═══ Raw data ═══

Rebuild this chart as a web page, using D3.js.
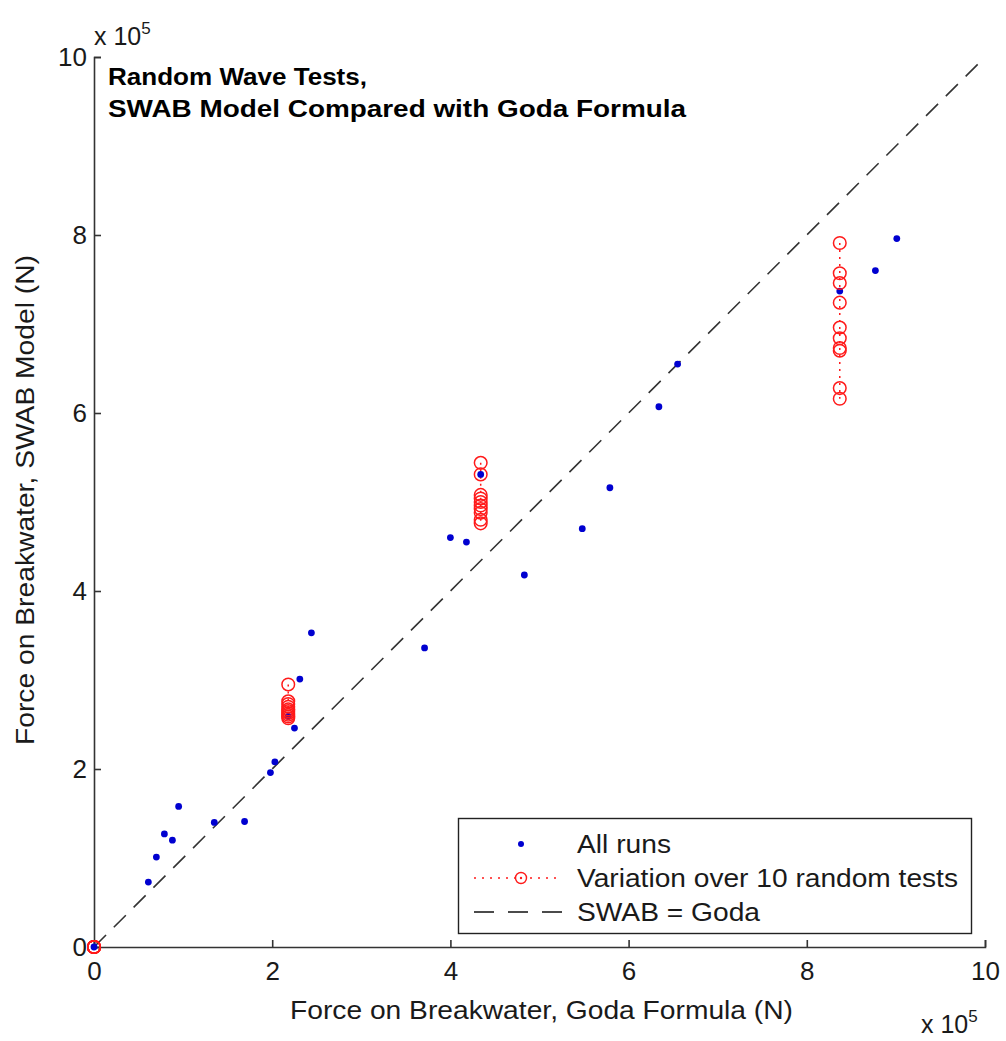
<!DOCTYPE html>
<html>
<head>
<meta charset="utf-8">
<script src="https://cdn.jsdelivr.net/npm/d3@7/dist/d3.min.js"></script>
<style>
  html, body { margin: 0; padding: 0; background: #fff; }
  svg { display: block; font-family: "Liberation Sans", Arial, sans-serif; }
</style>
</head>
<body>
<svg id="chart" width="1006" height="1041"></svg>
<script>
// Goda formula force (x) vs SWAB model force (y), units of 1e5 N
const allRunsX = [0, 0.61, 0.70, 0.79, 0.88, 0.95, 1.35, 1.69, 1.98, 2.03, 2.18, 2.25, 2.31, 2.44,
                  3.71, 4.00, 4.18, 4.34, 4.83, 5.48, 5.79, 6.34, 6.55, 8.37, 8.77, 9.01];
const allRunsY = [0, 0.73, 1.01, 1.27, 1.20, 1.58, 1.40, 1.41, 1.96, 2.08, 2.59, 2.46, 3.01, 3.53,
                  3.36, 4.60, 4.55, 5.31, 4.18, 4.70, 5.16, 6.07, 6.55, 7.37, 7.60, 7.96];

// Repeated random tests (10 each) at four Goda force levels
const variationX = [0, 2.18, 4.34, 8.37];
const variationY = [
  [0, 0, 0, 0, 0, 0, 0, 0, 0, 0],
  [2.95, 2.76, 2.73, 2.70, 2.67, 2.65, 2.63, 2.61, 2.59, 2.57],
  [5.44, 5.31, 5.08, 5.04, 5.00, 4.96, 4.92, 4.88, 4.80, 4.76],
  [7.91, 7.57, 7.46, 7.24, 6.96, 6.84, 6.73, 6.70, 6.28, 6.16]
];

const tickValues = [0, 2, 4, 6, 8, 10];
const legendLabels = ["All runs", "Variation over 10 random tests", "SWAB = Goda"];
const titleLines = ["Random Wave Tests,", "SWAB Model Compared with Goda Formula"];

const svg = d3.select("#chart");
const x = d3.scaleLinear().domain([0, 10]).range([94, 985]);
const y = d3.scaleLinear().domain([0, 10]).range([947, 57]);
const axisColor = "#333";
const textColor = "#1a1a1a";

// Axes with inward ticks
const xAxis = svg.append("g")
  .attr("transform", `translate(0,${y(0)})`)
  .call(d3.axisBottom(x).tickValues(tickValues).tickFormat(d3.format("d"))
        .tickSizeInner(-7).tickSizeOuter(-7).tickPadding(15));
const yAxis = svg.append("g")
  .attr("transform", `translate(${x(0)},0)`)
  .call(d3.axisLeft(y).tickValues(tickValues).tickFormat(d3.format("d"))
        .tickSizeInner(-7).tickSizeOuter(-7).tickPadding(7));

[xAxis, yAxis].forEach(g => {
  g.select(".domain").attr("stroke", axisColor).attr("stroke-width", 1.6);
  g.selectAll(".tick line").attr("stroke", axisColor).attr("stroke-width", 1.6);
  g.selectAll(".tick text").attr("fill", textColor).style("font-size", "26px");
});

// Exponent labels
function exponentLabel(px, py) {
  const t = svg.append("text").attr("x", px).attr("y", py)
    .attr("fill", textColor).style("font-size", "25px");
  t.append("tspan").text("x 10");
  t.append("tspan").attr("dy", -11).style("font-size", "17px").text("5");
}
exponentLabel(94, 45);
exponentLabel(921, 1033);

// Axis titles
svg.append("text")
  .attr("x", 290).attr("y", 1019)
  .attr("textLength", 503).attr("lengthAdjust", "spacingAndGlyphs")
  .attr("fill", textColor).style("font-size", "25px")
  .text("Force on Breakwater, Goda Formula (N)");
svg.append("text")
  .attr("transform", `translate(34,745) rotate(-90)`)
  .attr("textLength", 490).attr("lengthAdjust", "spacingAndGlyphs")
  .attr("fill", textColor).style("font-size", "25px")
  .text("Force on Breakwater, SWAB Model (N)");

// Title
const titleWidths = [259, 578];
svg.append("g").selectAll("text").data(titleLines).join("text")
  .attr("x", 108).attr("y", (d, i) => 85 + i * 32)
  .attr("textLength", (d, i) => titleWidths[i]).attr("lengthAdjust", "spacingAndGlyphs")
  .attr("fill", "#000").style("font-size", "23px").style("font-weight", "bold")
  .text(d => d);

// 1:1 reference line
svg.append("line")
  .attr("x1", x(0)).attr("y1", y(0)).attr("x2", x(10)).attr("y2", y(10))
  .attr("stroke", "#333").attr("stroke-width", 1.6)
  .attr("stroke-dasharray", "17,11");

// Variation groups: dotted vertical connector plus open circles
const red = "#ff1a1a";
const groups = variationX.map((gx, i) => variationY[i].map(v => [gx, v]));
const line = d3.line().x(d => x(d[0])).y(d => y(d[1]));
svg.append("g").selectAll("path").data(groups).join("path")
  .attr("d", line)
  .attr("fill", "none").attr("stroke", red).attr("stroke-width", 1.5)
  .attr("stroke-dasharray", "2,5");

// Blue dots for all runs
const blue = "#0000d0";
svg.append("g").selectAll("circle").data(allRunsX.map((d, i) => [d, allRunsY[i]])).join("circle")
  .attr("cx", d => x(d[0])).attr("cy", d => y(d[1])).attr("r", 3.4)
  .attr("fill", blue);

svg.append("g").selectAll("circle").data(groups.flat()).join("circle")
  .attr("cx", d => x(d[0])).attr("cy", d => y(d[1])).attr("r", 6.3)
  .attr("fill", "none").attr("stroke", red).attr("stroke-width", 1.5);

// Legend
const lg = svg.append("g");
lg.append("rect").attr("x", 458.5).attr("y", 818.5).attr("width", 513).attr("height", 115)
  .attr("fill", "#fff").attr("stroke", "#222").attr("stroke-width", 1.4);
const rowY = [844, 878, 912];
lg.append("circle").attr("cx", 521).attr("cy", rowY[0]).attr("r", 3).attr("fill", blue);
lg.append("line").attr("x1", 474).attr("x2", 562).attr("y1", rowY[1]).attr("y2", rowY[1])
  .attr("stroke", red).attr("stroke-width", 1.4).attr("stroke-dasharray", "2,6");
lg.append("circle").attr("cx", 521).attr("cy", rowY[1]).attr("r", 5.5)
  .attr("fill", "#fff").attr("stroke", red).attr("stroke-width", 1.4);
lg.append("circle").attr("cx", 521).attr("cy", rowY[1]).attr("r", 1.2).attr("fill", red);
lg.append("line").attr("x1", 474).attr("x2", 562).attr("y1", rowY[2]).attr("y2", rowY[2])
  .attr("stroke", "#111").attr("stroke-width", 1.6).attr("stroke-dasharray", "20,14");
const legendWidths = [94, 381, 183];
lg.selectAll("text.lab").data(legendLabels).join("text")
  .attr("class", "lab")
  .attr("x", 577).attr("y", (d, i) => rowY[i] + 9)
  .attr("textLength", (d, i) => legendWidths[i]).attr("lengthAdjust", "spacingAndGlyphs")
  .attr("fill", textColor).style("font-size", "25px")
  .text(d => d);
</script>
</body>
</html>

═══

> To do:
Extract the full listing above verbatim; pictures are to be left out of the copy.

> Exercise answer:
Rebuild this chart as a web page, using D3.js.
<!DOCTYPE html>
<html>
<head>
<meta charset="utf-8">
<script src="https://cdn.jsdelivr.net/npm/d3@7/dist/d3.min.js"></script>
<style>
  html, body { margin: 0; padding: 0; background: #fff; }
  svg { display: block; font-family: "Liberation Sans", Arial, sans-serif; }
</style>
</head>
<body>
<svg id="chart" width="1006" height="1041"></svg>
<script>
// Goda formula force (x) vs SWAB model force (y), units of 1e5 N
const allRunsX = [0, 0.61, 0.70, 0.79, 0.88, 0.95, 1.35, 1.69, 1.98, 2.03, 2.18, 2.25, 2.31, 2.44,
                  3.71, 4.00, 4.18, 4.34, 4.83, 5.48, 5.79, 6.34, 6.55, 8.37, 8.77, 9.01];
const allRunsY = [0, 0.73, 1.01, 1.27, 1.20, 1.58, 1.40, 1.41, 1.96, 2.08, 2.59, 2.46, 3.01, 3.53,
                  3.36, 4.60, 4.55, 5.31, 4.18, 4.70, 5.16, 6.07, 6.55, 7.37, 7.60, 7.96];

// Repeated random tests (10 each) at four Goda force levels
const variationX = [0, 2.18, 4.34, 8.37];
const variationY = [
  [0, 0, 0, 0, 0, 0, 0, 0, 0, 0],
  [2.95, 2.76, 2.73, 2.70, 2.67, 2.65, 2.63, 2.61, 2.59, 2.57],
  [5.44, 5.31, 5.08, 5.04, 5.00, 4.96, 4.92, 4.88, 4.80, 4.76],
  [7.91, 7.57, 7.46, 7.24, 6.96, 6.84, 6.73, 6.70, 6.28, 6.16]
];

const tickValues = [0, 2, 4, 6, 8, 10];
const legendLabels = ["All runs", "Variation over 10 random tests", "SWAB = Goda"];
const titleLines = ["Random Wave Tests,", "SWAB Model Compared with Goda Formula"];

const svg = d3.select("#chart");
const x = d3.scaleLinear().domain([0, 10]).range([94, 985]);
const y = d3.scaleLinear().domain([0, 10]).range([947, 57]);
const axisColor = "#333";
const textColor = "#1a1a1a";

// Axes with inward ticks
const xAxis = svg.append("g")
  .attr("transform", `translate(0,${y(0)})`)
  .call(d3.axisBottom(x).tickValues(tickValues).tickFormat(d3.format("d"))
        .tickSizeInner(-7).tickSizeOuter(-7).tickPadding(15));
const yAxis = svg.append("g")
  .attr("transform", `translate(${x(0)},0)`)
  .call(d3.axisLeft(y).tickValues(tickValues).tickFormat(d3.format("d"))
        .tickSizeInner(-7).tickSizeOuter(-7).tickPadding(7));

[xAxis, yAxis].forEach(g => {
  g.select(".domain").attr("stroke", axisColor).attr("stroke-width", 1.6);
  g.selectAll(".tick line").attr("stroke", axisColor).attr("stroke-width", 1.6);
  g.selectAll(".tick text").attr("fill", textColor).style("font-size", "26px");
});

// Exponent labels
function exponentLabel(px, py) {
  const t = svg.append("text").attr("x", px).attr("y", py)
    .attr("fill", textColor).style("font-size", "25px");
  t.append("tspan").text("x 10");
  t.append("tspan").attr("dy", -11).style("font-size", "17px").text("5");
}
exponentLabel(94, 45);
exponentLabel(921, 1033);

// Axis titles
svg.append("text")
  .attr("x", 290).attr("y", 1019)
  .attr("textLength", 503).attr("lengthAdjust", "spacingAndGlyphs")
  .attr("fill", textColor).style("font-size", "25px")
  .text("Force on Breakwater, Goda Formula (N)");
svg.append("text")
  .attr("transform", `translate(34,745) rotate(-90)`)
  .attr("textLength", 490).attr("lengthAdjust", "spacingAndGlyphs")
  .attr("fill", textColor).style("font-size", "25px")
  .text("Force on Breakwater, SWAB Model (N)");

// Title
const titleWidths = [259, 578];
svg.append("g").selectAll("text").data(titleLines).join("text")
  .attr("x", 108).attr("y", (d, i) => 85 + i * 32)
  .attr("textLength", (d, i) => titleWidths[i]).attr("lengthAdjust", "spacingAndGlyphs")
  .attr("fill", "#000").style("font-size", "23px").style("font-weight", "bold")
  .text(d => d);

// 1:1 reference line
svg.append("line")
  .attr("x1", x(0)).attr("y1", y(0)).attr("x2", x(10)).attr("y2", y(10))
  .attr("stroke", "#333").attr("stroke-width", 1.6)
  .attr("stroke-dasharray", "17,11");

// Variation groups: dotted vertical connector plus open circles
const red = "#ff1a1a";
const groups = variationX.map((gx, i) => variationY[i].map(v => [gx, v]));
const line = d3.line().x(d => x(d[0])).y(d => y(d[1]));
svg.append("g").selectAll("path").data(groups).join("path")
  .attr("d", line)
  .attr("fill", "none").attr("stroke", red).attr("stroke-width", 1.5)
  .attr("stroke-dasharray", "2,5");

// Blue dots for all runs
const blue = "#0000d0";
svg.append("g").selectAll("circle").data(allRunsX.map((d, i) => [d, allRunsY[i]])).join("circle")
  .attr("cx", d => x(d[0])).attr("cy", d => y(d[1])).attr("r", 3.4)
  .attr("fill", blue);

svg.append("g").selectAll("circle").data(groups.flat()).join("circle")
  .attr("cx", d => x(d[0])).attr("cy", d => y(d[1])).attr("r", 6.3)
  .attr("fill", "none").attr("stroke", red).attr("stroke-width", 1.5);

// Legend
const lg = svg.append("g");
lg.append("rect").attr("x", 458.5).attr("y", 818.5).attr("width", 513).attr("height", 115)
  .attr("fill", "#fff").attr("stroke", "#222").attr("stroke-width", 1.4);
const rowY = [844, 878, 912];
lg.append("circle").attr("cx", 521).attr("cy", rowY[0]).attr("r", 3).attr("fill", blue);
lg.append("line").attr("x1", 474).attr("x2", 562).attr("y1", rowY[1]).attr("y2", rowY[1])
  .attr("stroke", red).attr("stroke-width", 1.4).attr("stroke-dasharray", "2,6");
lg.append("circle").attr("cx", 521).attr("cy", rowY[1]).attr("r", 5.5)
  .attr("fill", "#fff").attr("stroke", red).attr("stroke-width", 1.4);
lg.append("circle").attr("cx", 521).attr("cy", rowY[1]).attr("r", 1.2).attr("fill", red);
lg.append("line").attr("x1", 474).attr("x2", 562).attr("y1", rowY[2]).attr("y2", rowY[2])
  .attr("stroke", "#111").attr("stroke-width", 1.6).attr("stroke-dasharray", "20,14");
const legendWidths = [94, 381, 183];
lg.selectAll("text.lab").data(legendLabels).join("text")
  .attr("class", "lab")
  .attr("x", 577).attr("y", (d, i) => rowY[i] + 9)
  .attr("textLength", (d, i) => legendWidths[i]).attr("lengthAdjust", "spacingAndGlyphs")
  .attr("fill", textColor).style("font-size", "25px")
  .text(d => d);
</script>
</body>
</html>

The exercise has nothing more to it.